Gravitational Wave Physics (MSc)
- Duration: 1 year
- Mode: Full time
Why study this course
The Gravitational Wave Physics MSc provides broad and comprehensive training in both theory and experiment in gravitational wave (GW) physics and astronomy.
The field of gravitational physics has grown rapidly in the last few years following the first direct detection of gravitational waves in 2015, one hundred years since they were first predicted by Einstein’s general theory of relativity. The landmark first detection, from two black holes colliding, was followed in 2017 by the first joint gravitational-wave and electromagnetic observation of a neutron-stars merger and subsequent gamma-ray burst, and by the award of the 2017 Nobel Prize in Physics. Gravitational-wave observations are now transforming our understanding of the universe, and the field will continue to grow in the next decades with successive improvements in the sensitivity of current detectors, the design and commissioning of the next generation of ground-based detectors, and the space-based LISA detector.

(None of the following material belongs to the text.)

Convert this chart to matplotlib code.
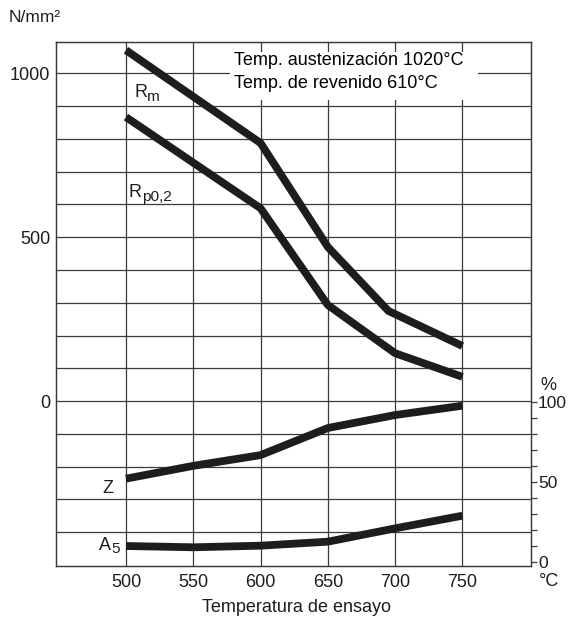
import matplotlib
matplotlib.use("Agg")
import matplotlib.pyplot as plt
from matplotlib.patches import Rectangle

plt.rcParams['font.family'] = ['Liberation Sans', 'DejaVu Sans']

# == data == #
rm_temp = [500, 600, 650, 695, 750]
rm_val = [1070, 787, 470, 275, 168]

rp_temp = [500, 600, 650, 700, 750]
rp_val = [866, 588, 293, 146, 74]

z_temp = [500, 550, 600, 650, 700, 750]
z_val = [52, 60, 66.7, 83.6, 91.7, 97.5]

a5_temp = [500, 550, 600, 650, 700, 750]
a5_val = [10, 9.2, 10.2, 12.7, 21, 28.9]

x_ticks = [500, 550, 600, 650, 700, 750]
left_ticks = [0, 500, 1000]
right_ticks = [0, 50, 100]

ink = '#1f1c1c'
grid_c = '#3a3a3a'
fs = 13

fig = plt.figure(figsize=(5.68, 6.24), dpi=100)
ax = fig.add_axes([0.0986, 0.0934, 0.8363, 0.8398])
ax2 = ax.twinx()

ax.set_xlim(448, 801)
ax.set_ylim(-502, 1096)
ax2.set_ylim(-2.3, 324.6)

# grid
for t in x_ticks:
    ax.axvline(t, color=grid_c, lw=0.9, zorder=1)
for v in range(-400, 1100, 100):
    ax.axhline(v, color=grid_c, lw=0.9, zorder=1)

# white box behind the note
ax.add_patch(Rectangle((577, 918), 184.5, 146, facecolor='white',
                       edgecolor='none', zorder=2))
ax.text(580, 1040, 'Temp. austenización 1020°C', fontsize=fs, va='center', zorder=3)
ax.text(580, 967, 'Temp. de revenido 610°C', fontsize=fs, va='center', zorder=3)

lw = 5.6
ax.plot(rm_temp, rm_val, color=ink, lw=lw, solid_capstyle='butt', zorder=4)
ax.plot(rp_temp, rp_val, color=ink, lw=lw, solid_capstyle='butt', zorder=4)
ax2.plot(z_temp, z_val, color=ink, lw=lw, solid_capstyle='butt', zorder=4)
ax2.plot(a5_temp, a5_val, color=ink, lw=lw, solid_capstyle='butt', zorder=4)


def label(a, x, y, main, sub, adv):
    a.text(x, y, main, fontsize=fs, va='center', color=ink)
    a.annotate(sub, xy=(x, y), xytext=(adv * fs, -3), textcoords='offset points',
               fontsize=fs * 0.85, va='center', color=ink)


# curve labels
label(ax, 506, 940, 'R', 'm', 0.722)
label(ax, 502, 636, 'R', 'p0,2', 0.722)
ax2.text(491, 46, 'Z', fontsize=fs, va='center', ha='right', color=ink)
label(ax2, 480, 10.5, 'A', '5', 0.667)

# axes styling
for a in (ax, ax2):
    for s in a.spines.values():
        s.set_color(grid_c)
        s.set_linewidth(0.9)

ax.set_xticks(x_ticks)
ax.set_yticks(left_ticks)
ax.tick_params(axis='both', length=0, labelsize=fs, pad=6, colors=ink)
ax.tick_params(axis='y', pad=4)

ax2.set_yticks(right_ticks)
ax2.set_yticks(range(0, 101, 10), minor=True)
ax2.tick_params(axis='y', which='both', length=4, width=0.9, color=grid_c,
                labelsize=12.5, pad=1, labelcolor=ink)

fig.text(9 / 568, 1 - 18 / 624, 'N/mm²', fontsize=12.5, va='center', color=ink)
fig.text(548 / 568, 1 - 385 / 624, '%', fontsize=fs, va='center', ha='center', color=ink)
fig.text(549 / 568, 1 - 581 / 624, '°C', fontsize=fs, va='center', ha='center', color=ink)
fig.text(296 / 568, 1 - 608 / 624, 'Temperatura de ensayo', fontsize=fs,
         va='center', ha='center', color=ink)

fig.savefig('out.png', dpi=100)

The Gravitational Wave Physics MSc provides broad and comprehensive training in both theory and experiment in gravitational wave (GW) physics and astronomy: techniques in laser interferometry for GW detection, general relativity, astrophysics, modelling of GW sources, and data analysis for GW detection and source interpretation. The programme offers three streams, which allow specialisation in GW observation, data analysis and source modelling, or a broad experience across these topics. Cardiff University staff are at the forefront of world-leading research in all of these areas, which span the core topics at the heart of the field, and which make this a unique degree programme.
As part of the programme you will complete a three-month summer project on one of these research areas. As part of your research you will have the opportunity to join the LIGO Scientific Collaboration (LSC) and to contribute to flagship projects related to gravitational-wave experiment, source modelling, signal searches, and astrophysical interpretation.

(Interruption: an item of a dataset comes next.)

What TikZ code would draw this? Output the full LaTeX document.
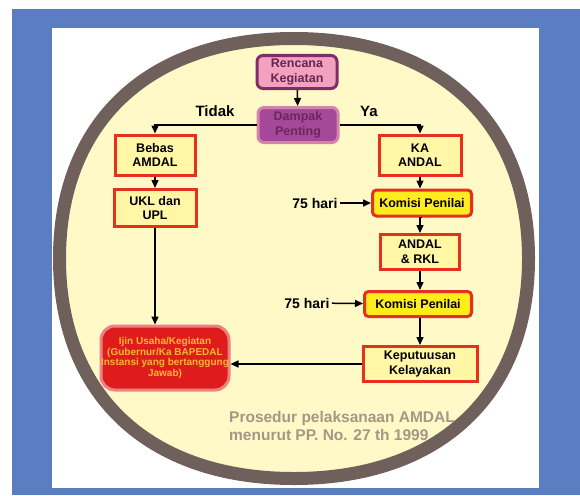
\documentclass[tikz,border=0pt]{standalone}
\usepackage{fontspec}
\setmainfont{Liberation Sans}[BoldFont={Liberation Sans Bold}]
\usetikzlibrary{arrows.meta}
\definecolor{framec}{HTML}{5B7EC2}
\definecolor{ringc}{HTML}{6F605B}
\definecolor{creamc}{HTML}{FFF9C8}
\definecolor{redc}{HTML}{E5301E}
\definecolor{palec}{HTML}{FFF6A6}
\definecolor{brightc}{HTML}{FFEC1E}
\definecolor{pinkc}{HTML}{F2A2BE}
\definecolor{plumc}{HTML}{7E2E68}
\definecolor{mauvec}{HTML}{A6489A}
\definecolor{ijinc}{HTML}{DE1C1C}
\definecolor{goldc}{HTML}{FFB832}
\definecolor{notec}{HTML}{A69684}
\tikzstyle{flow} = [
  draw=redc,
  line width=3pt,
  fill=palec,
  align=center,
  inner sep=2pt,
  font=\bfseries\fontsize{12.5}{14.5}\selectfont,
]
\tikzstyle{komisi} = [
  flow,
  fill=brightc,
  rounded corners=4pt,
]
\tikzstyle{arr} = [
  line width=1.5pt,
  -{Triangle[length=8pt,width=7pt]},
]

\begin{document}
\begin{tikzpicture}[x=1pt, y=-1pt]
    \useasboundingbox (0,0) rectangle (580,495);
    \def\cx{294}
    \def\cy{258.5}
    \def\rx{234.5}
    \def\ry{220}
    \def\k{0.62}

    % Frame
    \fill[framec] (12,9) rectangle (580,495);
    \fill[white] (52,28) rectangle (539,488);

    % Round plate
    \draw[line width=13pt, draw=ringc, fill=creamc]
      (\cx+\rx,\cy) .. controls (\cx+\rx,\cy+\k*\ry) and (\cx+\k*\rx,\cy+\ry) .. (\cx,\cy+\ry)
      .. controls (\cx-\k*\rx,\cy+\ry) and (\cx-\rx,\cy+\k*\ry) .. (\cx-\rx,\cy)
      .. controls (\cx-\rx,\cy-\k*\ry) and (\cx-\k*\rx,\cy-\ry) .. (\cx,\cy-\ry)
      .. controls (\cx+\k*\rx,\cy-\ry) and (\cx+\rx,\cy-\k*\ry) .. (\cx+\rx,\cy) -- cycle;

    % Boxes
    \node[flow, draw=plumc, fill=pinkc, text=plumc!80!black, rounded corners=6pt,
      minimum width=80pt, minimum height=33pt] (rencana) at (297,72) {Rencana\\Kegiatan};
    \node[flow, draw=mauvec!50!pink, fill=mauvec, text=plumc!85!black, rounded corners=6pt,
      minimum width=80pt, minimum height=35pt] (dampak) at (298,125) {Dampak\\Penting};
    \node[flow, minimum width=80pt, minimum height=40pt] (bebas) at (155,155) {Bebas\\AMDAL};
    \node[flow, minimum width=82pt, minimum height=40pt] (ka) at (420,155) {KA\\ANDAL};
    \node[flow, minimum width=82pt, minimum height=37pt] (ukl) at (155,208) {UKL dan\\UPL};
    \node[komisi, minimum width=99pt, minimum height=26pt] (komisiA) at (422,203) {Komisi Penilai};
    \node[flow, minimum width=79pt, minimum height=35pt] (andal) at (420,252) {ANDAL\\\& RKL};
    \node[komisi, minimum width=107pt, minimum height=25pt] (komisiB) at (418,304) {Komisi Penilai};
    \node[flow, minimum width=114pt, minimum height=35pt] (keputusan) at (420,364) {Keputuusan\\Kelayakan};
    \node[flow, draw=ijinc!55!white, fill=ijinc, text=goldc, rounded corners=14pt,
      minimum width=128pt, minimum height=64pt, inner sep=0pt,
      font=\bfseries\fontsize{10}{10.5}\selectfont] (ijin) at (165,358)
      {Ijin Usaha/Kegiatan\\(Gubernur/Ka BAPEDAL\\Instansi yang bertanggung\\Jawab)};

    % Labels
    \node[font=\bfseries\fontsize{15}{17}\selectfont] (tidak) at (215,111) {Tidak};
    \node[font=\bfseries\fontsize{15}{17}\selectfont] (ya) at (369,111) {Ya};
    \node[font=\bfseries\fontsize{14}{16}\selectfont, inner sep=2pt] (hariA) at (315,203) {75 hari};
    \node[font=\bfseries\fontsize{14}{16}\selectfont, inner sep=2pt] (hariB) at (307,303) {75 hari};
    \node[text=notec, align=left, font=\bfseries\fontsize{15.5}{17.5}\selectfont] (judul) at (342,426)
      {Prosedur pelaksanaan AMDAL\\menurut PP. No. 27 th 1999};

    % Arrows
    \draw[arr] (rencana) -- (dampak);
    \draw[arr] (dampak.west) -| (bebas.north);
    \draw[arr] (dampak.east) -| (ka.north);
    \draw[arr] (bebas) -- (ukl);
    \draw[arr] (ukl.south) -- (ukl.south |- ijin.north);
    \draw[arr] (ka.south) -- (ka.south |- komisiA.north);
    \draw[arr] (komisiA.south) -- (komisiA.south -| andal.north) -- (andal.north);
    \draw[arr] (andal.south) -- (andal.south |- komisiB.north);
    \draw[arr] (keputusan.north |- komisiB.south) -- (keputusan.north);
    \draw[arr] (keputusan.west) -- (keputusan.west -| ijin.east);
    \draw[arr] (hariA) -- (komisiA);
    \draw[arr] (hariB) -- (komisiB);
\end{tikzpicture}
\end{document}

On completion of the programme you will have the knowledge, skills and experience necessary to begin a research career in gravitational-wave physics, and be a competitive candidate for jobs in industry.
- You will receive solid core skills training through carefully designed modules that provide practical and theoretical projects that run in parallel with up-to-date lectures, seminars and laboratory sessions.
- You will learn how to plan and propose research projects, conduct literature reviews and critiques, code in a variety of experimental- and theoretical-physics related programming environments, and the mathematical and conceptual background of gravitational-wave sources, astrophysics, and data analysis.
- You will be able to tailor the course to your requirements by choosing from a range of elective modules to suit your interests and ambitions. Whether you’re fascinated by state-of-the-art precision physical measurements, or want to specialise in numerical relativity, the astrophysics of compact binaries, or measurement of gravitational-wave sources, we have modules to suit you.
- Central to the design of this programme is the opportunity for you to take ownership of real theoretical or practical projects
- You will have acquired a full year’s worth of practical research experience by the time you complete your MSc, greatly enhancing your CV and prospects for employment or further study.
- Cardiff University’s position at the forefront of gravitational wave physics and astronomy means that the knowledge, theory and skills that you acquire will be at the cutting-edge of the field.
- You may well have the opportunity of carrying out your research project with one of the exciting international research teams working in this field in the US, Germany or the UK.
- You will join a supportive student community and, as an MSc student, have sole access to a dedicated MSc Teaching Facility which includes teaching laboratories, a meeting and seminar room, close to the offices of the MSc Co-ordinators and Director of Postgraduate Taught Studies.
- BSc Physics (2:1 minimum) OR
- BSc Maths (2:1 minimum) OR
- BEng Engineering (2:1 minimum)
If you have a 2:2 bachelor’s degree in the above subjects, a related physical science, astronomy, astrophysics, mathematics, engineering or relevant industrial experience, your application will be given individual consideration. In such circumstances you may be required to attend a formal interview with the admissions tutor before an offer can be made.
Applicants whose first language is not English are expected to meet the minimum University requirements (IELTS 6.5 with 5.5 in each skill area).
Applicants who require a Tier 4 visa to study in the UK must present an acceptable english language qualification in order to meet UKVI (UK Visas and Immigration) requirements.
Find out more about English language requirements.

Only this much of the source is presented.